UM, Bloomfield Firm In Data Storage Partnership

BLOOMIFELD TWP. — Officials at the Bloomfield Township-based software developer Yottabyte announced a new partnership with the University of Michigan for flexible cloud storage for complex computational analyses of sensitive and restricted data.

The Yottabyte Research Cloud will provide scientists high performance, secure and flexible computing environments that enable the analysis of sensitive data sets restricted by federal privacy laws, proprietary access agreements, or confidentiality requirements.


The company said that previously, the complexity of building secure and project-specific IT platforms often made the computational analysis of sensitive data prohibitively costly and time consuming.

Brahmajee Nallamothu, professor of internal medicine, tested a pilot installation of the Yottabyte Research Cloud at the UM Institute of Healthcare Policy and Innovation for his research on such topics as predictors of opioid use after surgery and the costs and uses of cancer screenings under the Affordable Care Act.

“We recently moved a healthcare claims database, which is multiple terabytes in size and requires a great deal of memory and fast storage to process, onto the pilot platform,” Nallamothu said. “The platform allows us to immediately increase or decrease computing resources to meet demand while permitting multiple users to access the data safely and remotely. Our previous setup relied on network storage and self-managed hardware, which was extremely inefficient compared to what we can do now.”

Added Eric Michielssen, associate vice president for advanced research computing at UM: “The Yottabyte Research Cloud will improve research productivity by reducing the cost and time required to create the individualized, secure computing platforms that are increasingly necessary to support scientific discovery in the age of big data.”

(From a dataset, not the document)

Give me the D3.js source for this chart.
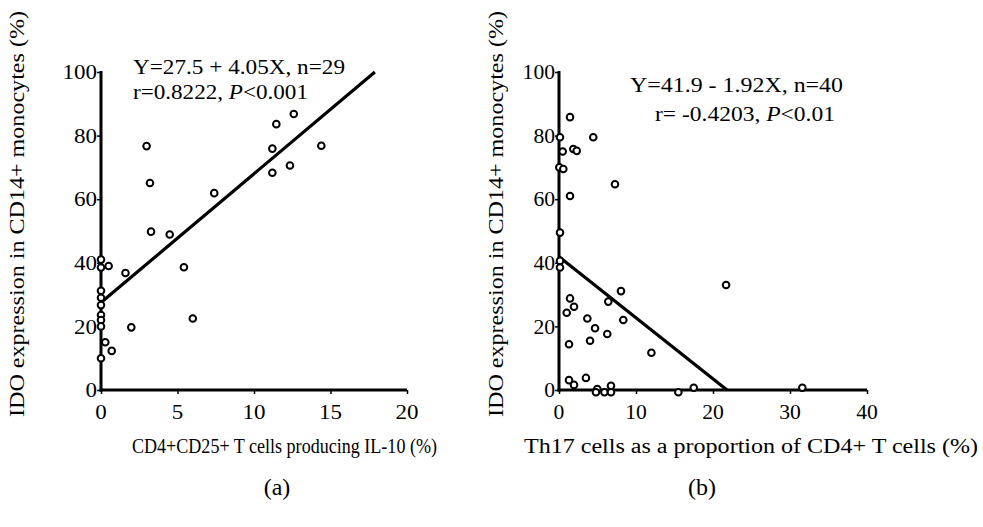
<!DOCTYPE html>
<html>
<head>
<meta charset="utf-8">
<script src="https://cdn.jsdelivr.net/npm/d3@7"></script>
<style>
  html, body { margin: 0; padding: 0; background: #fff; }
  svg { display: block; }
  text { font-family: "Liberation Serif", "Times New Roman", serif; fill: #000; }
</style>
</head>
<body>
<svg id="chart" width="983" height="527"></svg>
<script>
// ---------- Data: panel (a) ----------
const aX = [0, 0, 0, 0, 0, 0, 0, 0, 0,
            0.5, 1.6, 1.98, 0.28, 0.7,
            3.27, 4.49, 5.42, 6.0,
            2.98, 3.2, 7.4, 11.46, 12.6, 11.2, 14.4, 11.2, 12.35];
const aY = [41, 38.5, 31.2, 29, 26.7, 23.6, 22, 20, 10,
            39, 36.8, 19.7, 15, 12.3,
            49.8, 48.9, 38.6, 22.5,
            76.7, 65.1, 61.9, 83.6, 86.8, 75.9, 76.8, 68.3, 70.6];
const aXTicks = [0, 5, 10, 15, 20];
const aYTicks = [0, 20, 40, 60, 80, 100];
const aFit = [27.5, 4.05];          // intercept, slope
const aFitRange = [0, 17.9];
const aEq = ["Y=27.5 + 4.05X, n=29"];
const aStat = ["r=0.8222, ", "P", "<0.001"];
const aXLabel = "CD4+CD25+ T cells producing IL-10 (%)";

// ---------- Data: panel (b) ----------
const bX = [1.43, 0.13, 4.45, 0.48, 1.86, 2.3, 0.04, 0.56, 7.27, 1.43,
            0.13, 0.13, 0.13,
            21.7, 8.05, 1.43, 6.4, 1.95, 1.0, 3.68, 8.35, 4.68, 6.27, 4.03, 1.3, 12.0,
            3.5, 1.3, 1.95, 4.97, 4.8, 5.9, 6.75, 6.75, 15.5, 17.5, 31.6];
const bY = [85.8, 79.5, 79.5, 75.0, 75.8, 75.2, 70.0, 69.5, 64.7, 61.0,
            49.5, 40.6, 38.5,
            33.0, 31.1, 28.8, 27.8, 26.2, 24.3, 22.5, 22.0, 19.4, 17.6, 15.5, 14.4, 11.7,
            3.8, 3.1, 1.6, 0.3, -0.7, -0.7, 1.3, -0.7, -0.7, 0.7, 0.7];
const bXTicks = [0, 10, 20, 30, 40];
const bYTicks = [0, 20, 40, 60, 80, 100];
const bFit = [41.9, -1.92];
const bFitRange = [0, 41.9 / 1.92];
const bEq = ["Y=41.9 - 1.92X, n=40"];
const bStat = ["r= -0.4203, ", "P", "<0.01"];
const bXLabel = "Th17 cells as a proportion of CD4+ T cells (%)";

const yLabel = "IDO expression in CD14+ monocytes (%)";

// ---------- Drawing ----------
const svg = d3.select("#chart");
svg.append("rect").attr("width", 983).attr("height", 527).attr("fill", "#fff");

function panel(opt) {
  const x = d3.scaleLinear().domain(opt.xDomain).range(opt.xRange);
  const y = d3.scaleLinear().domain([0, 100]).range(opt.yRange);
  const g = svg.append("g");

  // small tick marks
  const yAxis = d3.axisLeft(y).tickValues(opt.yTicks).tickSize(4).tickFormat("");
  const yg = g.append("g").attr("transform", `translate(${x(0)},0)`).call(yAxis);
  yg.select(".domain").remove();
  yg.selectAll("line").attr("stroke", "#000").attr("stroke-width", 1.5);

  const xAxis = d3.axisBottom(x).tickValues(opt.xTicks).tickSize(4).tickFormat("");
  const xg = g.append("g").attr("transform", `translate(0,${y(0)})`).call(xAxis);
  xg.select(".domain").remove();
  xg.selectAll("line").attr("stroke", "#000").attr("stroke-width", 1.5);

  // axis lines
  g.append("line").attr("x1", x(0)).attr("x2", x(0))
    .attr("y1", y(100) - 1).attr("y2", y(0) + 1.5)
    .attr("stroke", "#000").attr("stroke-width", 3);
  g.append("line").attr("x1", x(0) - 1.5).attr("x2", x(opt.xDomain[1]))
    .attr("y1", y(0)).attr("y2", y(0))
    .attr("stroke", "#000").attr("stroke-width", 3);

  // tick labels
  g.selectAll(".ylab").data(opt.yTicks).enter().append("text")
    .attr("x", x(0) - 4).attr("y", d => y(d)).attr("dy", "0.36em")
    .attr("text-anchor", "end").attr("font-size", 20)
    .attr("textLength", d => String(d).length * opt.digitW)
    .attr("lengthAdjust", "spacingAndGlyphs")
    .text(d => d);
  g.selectAll(".xlab").data(opt.xTicks).enter().append("text")
    .attr("x", d => x(d)).attr("y", 419)
    .attr("text-anchor", "middle").attr("font-size", 20)
    .attr("textLength", d => String(d).length * opt.digitW)
    .attr("lengthAdjust", "spacingAndGlyphs")
    .text(d => d);

  // regression line
  const fy = v => opt.fit[0] + opt.fit[1] * v;
  g.append("line")
    .attr("x1", x(opt.fitRange[0])).attr("y1", y(fy(opt.fitRange[0])))
    .attr("x2", x(opt.fitRange[1])).attr("y2", y(fy(opt.fitRange[1])))
    .attr("stroke", "#000").attr("stroke-width", 3.2);

  // points
  g.selectAll("circle").data(opt.xs).enter().append("circle")
    .attr("cx", (d, i) => x(d)).attr("cy", (d, i) => y(opt.ys[i]))
    .attr("r", 3.3).attr("fill", "#fff").attr("stroke", "#000").attr("stroke-width", 2);

  // annotations
  g.append("text").attr("x", opt.eqPos[0]).attr("y", opt.eqPos[1])
    .attr("font-size", 22).attr("textLength", opt.eqPos[2]).attr("lengthAdjust", "spacingAndGlyphs")
    .text(opt.eq[0]);
  const st = g.append("text").attr("x", opt.statPos[0]).attr("y", opt.statPos[1])
    .attr("font-size", 22).attr("textLength", opt.statPos[2]).attr("lengthAdjust", "spacingAndGlyphs");
  st.append("tspan").text(opt.stat[0]);
  st.append("tspan").attr("font-style", "italic").text(opt.stat[1]);
  st.append("tspan").text(opt.stat[2]);

  // axis titles
  g.append("text").attr("transform", `translate(${opt.yLabX},214) rotate(-90)`)
    .attr("text-anchor", "middle").attr("font-size", 20)
    .attr("textLength", 406).attr("lengthAdjust", "spacingAndGlyphs")
    .text(yLabel);
  g.append("text").attr("x", opt.xLabPos[0]).attr("y", 453)
    .attr("font-size", 20).attr("textLength", opt.xLabPos[1]).attr("lengthAdjust", "spacingAndGlyphs")
    .text(opt.xLabel);
  g.append("text").attr("x", opt.tagX).attr("y", 495)
    .attr("text-anchor", "middle").attr("font-size", 24)
    .text(opt.tag);
}

panel({
  xDomain: [0, 20], xRange: [101, 407], yRange: [390, 72],
  xTicks: aXTicks, yTicks: aYTicks, digitW: 11.5,
  fit: aFit, fitRange: aFitRange, xs: aX, ys: aY,
  eq: aEq, stat: aStat, eqPos: [133, 74, 212], statPos: [133, 99, 175],
  yLabX: 24, xLabel: aXLabel, xLabPos: [132, 305], tagX: 277, tag: "(a)"
});

panel({
  xDomain: [0, 40], xRange: [559, 867], yRange: [390, 72],
  xTicks: bXTicks, yTicks: bYTicks, digitW: 10.8,
  fit: bFit, fitRange: bFitRange, xs: bX, ys: bY,
  eq: bEq, stat: bStat, eqPos: [630, 92, 213], statPos: [655, 121, 180],
  yLabX: 503, xLabel: bXLabel, xLabPos: [524, 454], tagX: 702, tag: "(b)"
});
</script>
</body>
</html>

And Yottabyte CEO Paul E. Hodges III said: “With the Yottabyte Research Cloud, researchers will be able to ask more questions, faster, of the ever-expanding and massive sets of data collected for their work. This partnership is a great opportunity to develop and refine computing tools that will increase the productivity of UM’s world class researchers.”

Many UM scientists are working on a variety of research projects that could benefit from use of the Yottabyte Research Cloud:

* healthcare research, for example in precision medicine, often requires working with sensitive patient information and large volumes of diverse data types. This research can yield results that positively impact patients’ lives, but often involves the analysis of millions of clinical observations that can include genomic, hospital, outpatient, pharmaceutical, laboratory and cost data. This requires a secure high performance computing ecosystem coupled to massive amounts of multi-tiered storage.
* In the social sciences, UM research requires secure, remote access to sensitive research data about substance abuse, mental health, and other topics.
* Transportation researchers who mine large and sensitive datasets — for example, a 24-terabyte dataset that includes videos of drivers’ faces and GPS traces of their journeys — also stand to benefit from the security features and computing power.
* In learning analytics, studies of the persistence of teacher effects on student learning could benefit from the enclaves to store and analyze data that includes observational measures scored from classroom videos, and elementary and middle school students’ scores on standardized tests.
* Researchers in brain science will be able to use the Yottabyte Research Cloud to investigate a wide range of topics including  the effects of aging on brain function and structure and how we focus our attention in the presence of distraction.

The Yottabyte Research Cloud is UM’s first foray into software-defined infrastructure for research, allowing on-the-fly personalized configuration of any-scale computing resources, which promises to change the way traditional IT infrastructure systems are deployed across the research community.